Discussion in 'Ice Management' started by chadh, Jan 27, 2004.

  1. chadh

    chadh Junior Member
    from pa
    Messages: 4

    I recently went to the local agway for ice melt and all they had was Potassium Chloride so i bought it, and needless to say it didn't do a darn thing on any of my driveways. Mabye it was too cold?? i am just wondering if any of you other guys used this before and what is it good for? thanks
     
  2. DJL

    DJL Senior Member
    Messages: 343

    Product should have worked...

    How thick was the ice?

    Was it packed snow?

    How much product did you put down?

    What size is your driveway?

    How long did you wait to see the results?

    How/what did you apply it with?

    "was it too cold" Well....at what temperature did you apply the product?

    Just a few questions someone might ask.
     
  3. chadh

    chadh Junior Member
    from pa
    Messages: 4

    to awnser your questions, the ice was about a 1/4 inch thick there was no packed snow, the temps were around 20, the driveways fit about 4 cars, and i used a broadcast spreader to apply a heavy coat of the product. I also waited about 30 minutes and there were no results. hope that helps
     
  4. DJL

    DJL Senior Member
    Messages: 343

    I'm not sure why it didn't work. I'm not an expert at this but you should hear the ice starting to "pop" and "crack" once the product starts taking effect. This would be within a few minutes, say 5, after applying the product. The temperature being twenty degrees should not have negatively affected your product, although I've never used potassium chloride, I have used magnesium chloride.

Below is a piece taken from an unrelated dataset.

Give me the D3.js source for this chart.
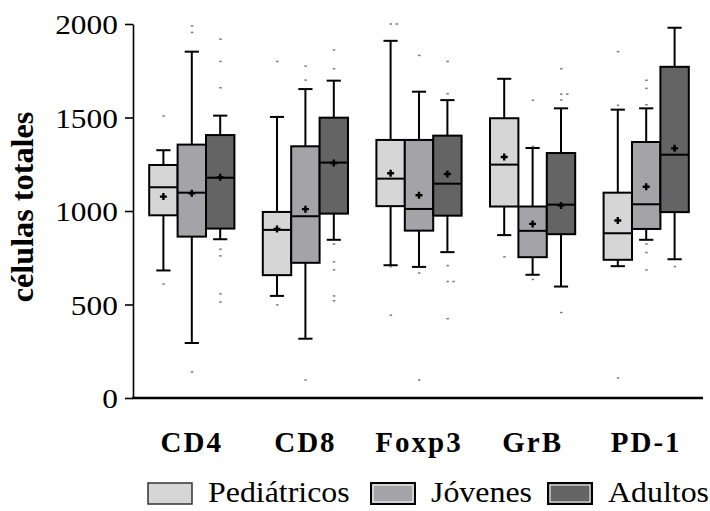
<!DOCTYPE html>
<html>
<head>
<meta charset="utf-8">
<script src="https://cdn.jsdelivr.net/npm/d3@7"></script>
<style>
  body { margin: 0; background: #fff; }
  text { font-family: 'Liberation Serif', 'Times New Roman', serif; fill: #000; }
</style>
</head>
<body>
<div id="chart"></div>
<script>
const categories = ['CD4', 'CD8', 'Foxp3', 'GrB', 'PD-1'];
const groups = ['Pediátricos', 'Jóvenes', 'Adultos'];
const colors = ['#d6d6d6', '#a4a3a8', '#646464'];
const yTicks = [0, 500, 1000, 1500, 2000];

// per category: [whiskerLow, q1, median, q3, whiskerHigh, mean]
const pediatricos = [
  [682, 977, 1127, 1246, 1325, 1077],
  [546, 657, 899, 995, 1503, 904],
  [710, 1026, 1173, 1380, 1910, 1202],
  [871, 1024, 1248, 1496, 1707, 1289],
  [705, 739, 881, 1098, 1542, 949]
];
const jovenes = [
  [294, 863, 1098, 1355, 1852, 1095],
  [317, 723, 972, 1346, 1652, 1010],
  [701, 895, 1011, 1380, 1638, 1084],
  [659, 753, 894, 1024, 1337, 931],
  [846, 904, 1036, 1369, 1549, 1130]
];
const adultos = [
  [849, 906, 1178, 1406, 1510, 1180],
  [846, 986, 1259, 1499, 1697, 1257],
  [780, 975, 1146, 1403, 1593, 1198],
  [596, 876, 1034, 1310, 1549, 1030],
  [742, 994, 1301, 1771, 1980, 1335]
];

// outlier points per category
const pediatricosOut = [[1508, 609], [1800, 498], [2000, 2000, 702, 443], [755], [1852, 1565, 107]];
const jovenesOut = [[1990, 1955, 140], [1775, 1700, 96], [1832, 668, 96], [1592, 1345, 634], [1699, 1656, 1568, 824, 778, 685]];
const adultosOut = [[1919, 1800, 1659, 796, 760, 557, 513], [1861, 1761, 823, 728, 685, 546, 520], [1800, 1627, 708, 623, 623, 424], [1761, 1625, 1625, 1593, 457], [703]];

const stats = [pediatricos, jovenes, adultos];
const outs = [pediatricosOut, jovenesOut, adultosOut];

const width = 710, height = 511;
const svg = d3.select('#chart').append('svg')
  .attr('width', width)
  .attr('height', height);

const y = d3.scaleLinear().domain([0, 2000]).range([398, 24]);
const x = d3.scaleBand()
  .domain(categories)
  .range([135, 703])
  .paddingInner(0.25)
  .paddingOuter(0.125);
const xg = d3.scaleBand().domain(groups).range([0, x.bandwidth()]);

// flatten into one record per box
const boxes = [];
categories.forEach((c, i) => {
  groups.forEach((g, j) => {
    const s = stats[j][i];
    boxes.push({
      cat: c, group: g, color: colors[j],
      lo: s[0], q1: s[1], med: s[2], q3: s[3], hi: s[4], mean: s[5],
      out: outs[j][i]
    });
  });
});

const bw = xg.bandwidth();

const gBox = svg.selectAll('.box')
  .data(boxes)
  .join('g')
  .attr('class', 'box')
  .attr('transform', d => `translate(${x(d.cat) + xg(d.group)}, 0)`);

// whiskers
gBox.append('line')
  .attr('x1', bw / 2).attr('x2', bw / 2)
  .attr('y1', d => y(d.hi)).attr('y2', d => y(d.q3))
  .attr('stroke', '#000').attr('stroke-width', 2);
gBox.append('line')
  .attr('x1', bw / 2).attr('x2', bw / 2)
  .attr('y1', d => y(d.q1)).attr('y2', d => y(d.lo))
  .attr('stroke', '#000').attr('stroke-width', 2);
gBox.selectAll('.cap')
  .data(d => [d.lo, d.hi])
  .join('line')
  .attr('class', 'cap')
  .attr('x1', bw / 4).attr('x2', bw * 3 / 4)
  .attr('y1', v => y(v)).attr('y2', v => y(v))
  .attr('stroke', '#000').attr('stroke-width', 2);

// box
gBox.append('rect')
  .attr('x', 0)
  .attr('width', bw)
  .attr('y', d => y(d.q3))
  .attr('height', d => y(d.q1) - y(d.q3))
  .attr('fill', d => d.color)
  .attr('stroke', '#000')
  .attr('stroke-width', 2);

// median
gBox.append('line')
  .attr('x1', 0).attr('x2', bw)
  .attr('y1', d => y(d.med)).attr('y2', d => y(d.med))
  .attr('stroke', '#000').attr('stroke-width', 2);

// mean (+)
gBox.append('path')
  .attr('d', d => {
    const cx = bw / 2, cy = y(d.mean);
    return `M${cx - 3.5},${cy}H${cx + 3.5}M${cx},${cy - 3.5}V${cy + 3.5}`;
  })
  .attr('stroke', '#000').attr('stroke-width', 2.4);

// outliers, tied values shifted sideways
gBox.selectAll('.out')
  .data(d => {
    const seen = {};
    return d.out.map(v => {
      seen[v] = (seen[v] || 0) + 1;
      return { v, k: seen[v] - 1 };
    });
  })
  .join('rect')
  .attr('class', 'out')
  .attr('x', o => bw / 2 - 1 + o.k * 6)
  .attr('y', o => y(o.v) - 0.75)
  .attr('width', 2.5)
  .attr('height', 1.5)
  .attr('fill', '#7a7a7a');

// y axis
const yAxis = d3.axisLeft(y)
  .tickValues(yTicks)
  .tickFormat(d3.format('d'))
  .tickSize(8)
  .tickSizeOuter(0)
  .tickPadding(5.5);
const gy = svg.append('g')
  .attr('transform', 'translate(133, 0)')
  .call(yAxis);
gy.select('.domain').attr('stroke-width', 1.6);
gy.selectAll('.tick line').attr('stroke-width', 1.6);
gy.selectAll('text')
  .attr('font-size', 28)
  .attr('fill', '#000')
  .attr('dy', '0.34em')
  .attr('transform', 'scale(1.12, 1)');

// x axis line
svg.append('line')
  .attr('x1', 132).attr('x2', x.range()[1])
  .attr('y1', y(0)).attr('y2', y(0))
  .attr('stroke', '#000').attr('stroke-width', 2.5);

// category labels
svg.selectAll('.catLabel')
  .data(categories)
  .join('text')
  .attr('class', 'catLabel')
  .attr('x', d => x(d) + x.bandwidth() / 2)
  .attr('y', 452)
  .attr('text-anchor', 'middle')
  .attr('font-size', 29)
  .attr('font-weight', 'bold')
  .attr('letter-spacing', 2)
  .text(d => d);

// y title
svg.append('text')
  .attr('transform', 'translate(33, 207) rotate(-90) scale(1.04, 1)')
  .attr('text-anchor', 'middle')
  .attr('font-size', 31)
  .attr('font-weight', 'bold')
  .text('células totales');

// legend
const legendX = [148, 371, 548];
groups.forEach((g, i) => {
  const lx = legendX[i];
  const item = svg.append('g');
  item.append('rect')
    .attr('x', lx).attr('y', 483)
    .attr('width', 44).attr('height', 21)
    .attr('fill', colors[i])
    .attr('stroke', i === 0 ? '#333' : '#000')
    .attr('stroke-width', i === 0 ? 1.5 : 2);
  if (i > 0) {
    item.append('rect')
      .attr('x', lx + 2).attr('y', 485)
      .attr('width', 40).attr('height', 17)
      .attr('fill', 'none')
      .attr('stroke', '#fff')
      .attr('stroke-width', 1);
  }
  item.append('text')
    .attr('transform', `translate(${lx + 60}, 502) scale(1.1, 1)`)
    .attr('font-size', 29)
    .text(g);
});
</script>
</body>
</html>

    As far as four cars fitting into the driveway, I'd assume somewhere around 250-300 square feet. I'd say about 50-75 lbs. of the product should do the trick. How much (in weight) did you apply with your broadcast spreader?

    Now, another issue I ran into when applying salt the other week was the ice already formed b/c I didn't get it down soon enough. Probably similar to your situation. So, the salt was literally sliding off of the ice as I was walking with the broadcast spreader. I had to apply the salt carefully, not walking with my spreader to fast. I waited about 30 minutes and after a few cars drove over it and people walked a little on it, it seems to have "dug into" the ice. Thus helping the effects of the product. Not sure if I'm making any sense. This was for my situation.
     
  5. Rtom45

    Rtom45 Junior Member
    Messages: 11

    It may have been a poor quality product with very little active ingredient.
     
  6. DJL

    DJL Senior Member
    Messages: 343

    I found this on a website (shown below), this post has peaked my interest a little:

    "Potassium chloride (KCl) is a naturally-occurring material that is also used as a fertilizer (muriate of potash) and a food salt substitute. Because of its high salt index and the potential to burn foliage and inhibit rooting, its use is relatively limited."

    from this web address:
    http://www.ipm.iastate.edu/ipm/hortnews/1996/12-13-1996/deice.html

    It is a very interesting article to read.
     
  7. chadh

    chadh Junior Member
    from pa
    Messages: 4

    thanks for all your replys, i would have to agree and think i got a poor quality product, becuase i made several passes with the spreader, and used about 50 pounds like you had said, so it should have been a heavy enough coat. So to solve this problem, i returned the unopened bags and purchased calcium chloride insted which worked great, next time i won't go for the cheaper method:)
     
  8. DJL

    DJL Senior Member
    Messages: 343

    I guess the old saying, "you get what you pay for" may apply here. Glad to see the other option worked for you.